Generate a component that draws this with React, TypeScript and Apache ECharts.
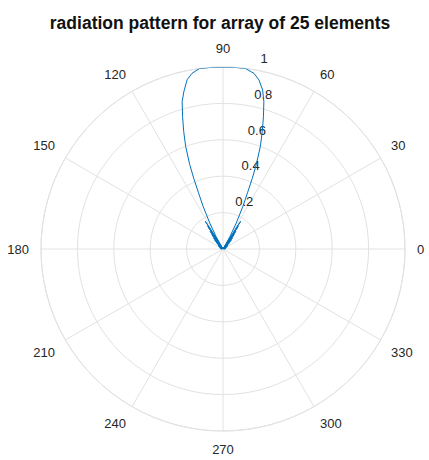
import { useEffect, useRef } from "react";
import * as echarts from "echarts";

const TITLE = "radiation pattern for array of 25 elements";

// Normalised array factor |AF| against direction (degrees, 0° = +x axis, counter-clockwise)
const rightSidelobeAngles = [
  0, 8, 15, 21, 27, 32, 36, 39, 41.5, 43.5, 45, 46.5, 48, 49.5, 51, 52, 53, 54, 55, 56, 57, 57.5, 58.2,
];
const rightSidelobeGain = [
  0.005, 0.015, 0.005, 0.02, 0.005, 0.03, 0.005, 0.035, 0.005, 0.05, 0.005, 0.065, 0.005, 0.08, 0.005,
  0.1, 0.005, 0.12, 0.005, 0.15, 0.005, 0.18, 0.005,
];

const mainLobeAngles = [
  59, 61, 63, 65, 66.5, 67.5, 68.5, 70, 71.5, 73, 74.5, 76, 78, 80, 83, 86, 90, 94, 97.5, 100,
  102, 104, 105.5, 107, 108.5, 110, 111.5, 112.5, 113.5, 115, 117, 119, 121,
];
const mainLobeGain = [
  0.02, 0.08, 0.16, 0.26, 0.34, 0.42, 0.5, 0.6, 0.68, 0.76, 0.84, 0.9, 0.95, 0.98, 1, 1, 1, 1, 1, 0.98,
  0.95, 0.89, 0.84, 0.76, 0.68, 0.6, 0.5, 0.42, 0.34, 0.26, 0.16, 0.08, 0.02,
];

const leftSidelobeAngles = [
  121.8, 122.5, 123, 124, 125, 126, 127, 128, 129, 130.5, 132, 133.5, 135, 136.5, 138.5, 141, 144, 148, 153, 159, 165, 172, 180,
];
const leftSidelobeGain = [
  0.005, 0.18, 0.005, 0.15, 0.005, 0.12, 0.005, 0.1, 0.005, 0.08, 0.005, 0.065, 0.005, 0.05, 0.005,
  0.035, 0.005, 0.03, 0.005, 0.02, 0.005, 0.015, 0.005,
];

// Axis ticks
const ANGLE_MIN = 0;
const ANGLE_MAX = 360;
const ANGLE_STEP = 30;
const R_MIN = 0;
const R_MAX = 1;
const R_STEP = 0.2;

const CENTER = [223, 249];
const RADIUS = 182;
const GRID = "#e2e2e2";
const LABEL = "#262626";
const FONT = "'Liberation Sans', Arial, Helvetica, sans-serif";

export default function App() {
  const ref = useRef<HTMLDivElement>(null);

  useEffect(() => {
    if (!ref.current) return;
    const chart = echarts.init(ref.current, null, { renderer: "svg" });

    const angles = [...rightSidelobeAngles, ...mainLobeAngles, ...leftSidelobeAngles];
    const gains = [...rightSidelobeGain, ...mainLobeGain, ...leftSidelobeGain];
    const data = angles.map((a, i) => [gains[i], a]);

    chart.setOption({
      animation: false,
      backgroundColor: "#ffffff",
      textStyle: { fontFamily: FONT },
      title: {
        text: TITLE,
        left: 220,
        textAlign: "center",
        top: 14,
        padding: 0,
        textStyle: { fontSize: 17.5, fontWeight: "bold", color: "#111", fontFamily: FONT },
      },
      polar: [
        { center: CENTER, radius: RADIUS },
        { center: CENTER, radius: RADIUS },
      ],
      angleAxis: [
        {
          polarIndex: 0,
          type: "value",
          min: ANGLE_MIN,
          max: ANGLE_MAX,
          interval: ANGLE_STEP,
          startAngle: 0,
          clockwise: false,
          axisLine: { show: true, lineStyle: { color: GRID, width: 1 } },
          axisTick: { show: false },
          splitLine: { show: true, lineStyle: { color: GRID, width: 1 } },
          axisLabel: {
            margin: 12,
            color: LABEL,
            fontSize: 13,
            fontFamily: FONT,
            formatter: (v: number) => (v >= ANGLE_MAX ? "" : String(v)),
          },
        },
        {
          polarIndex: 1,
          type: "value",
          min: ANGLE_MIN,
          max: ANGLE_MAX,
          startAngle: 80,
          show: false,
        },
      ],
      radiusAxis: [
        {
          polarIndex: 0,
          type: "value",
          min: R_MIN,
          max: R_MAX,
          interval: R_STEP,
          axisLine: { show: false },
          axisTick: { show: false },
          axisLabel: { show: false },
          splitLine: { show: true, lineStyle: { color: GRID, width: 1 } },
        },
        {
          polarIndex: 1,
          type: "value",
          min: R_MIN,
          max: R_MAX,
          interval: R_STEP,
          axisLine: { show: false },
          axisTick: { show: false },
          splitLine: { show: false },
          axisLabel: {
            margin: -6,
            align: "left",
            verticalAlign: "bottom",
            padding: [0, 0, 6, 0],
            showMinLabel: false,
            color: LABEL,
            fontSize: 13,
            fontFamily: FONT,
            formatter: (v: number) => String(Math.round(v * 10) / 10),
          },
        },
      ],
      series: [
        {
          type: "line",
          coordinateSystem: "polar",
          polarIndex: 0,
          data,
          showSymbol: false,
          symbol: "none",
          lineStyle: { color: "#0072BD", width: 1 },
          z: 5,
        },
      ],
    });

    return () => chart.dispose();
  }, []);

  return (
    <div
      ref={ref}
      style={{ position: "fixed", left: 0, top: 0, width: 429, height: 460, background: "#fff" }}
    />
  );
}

────────────────────────────────────────

▶ What is needed: Please repeat exactly the data above from its first line to the line that contains "pattern for array", inclusive, and leave every picture out.

▶ Task answer:
Generate a component that draws this with React, TypeScript and Apache ECharts.
import { useEffect, useRef } from "react";
import * as echarts from "echarts";

const TITLE = "radiation pattern for array of 25 elements";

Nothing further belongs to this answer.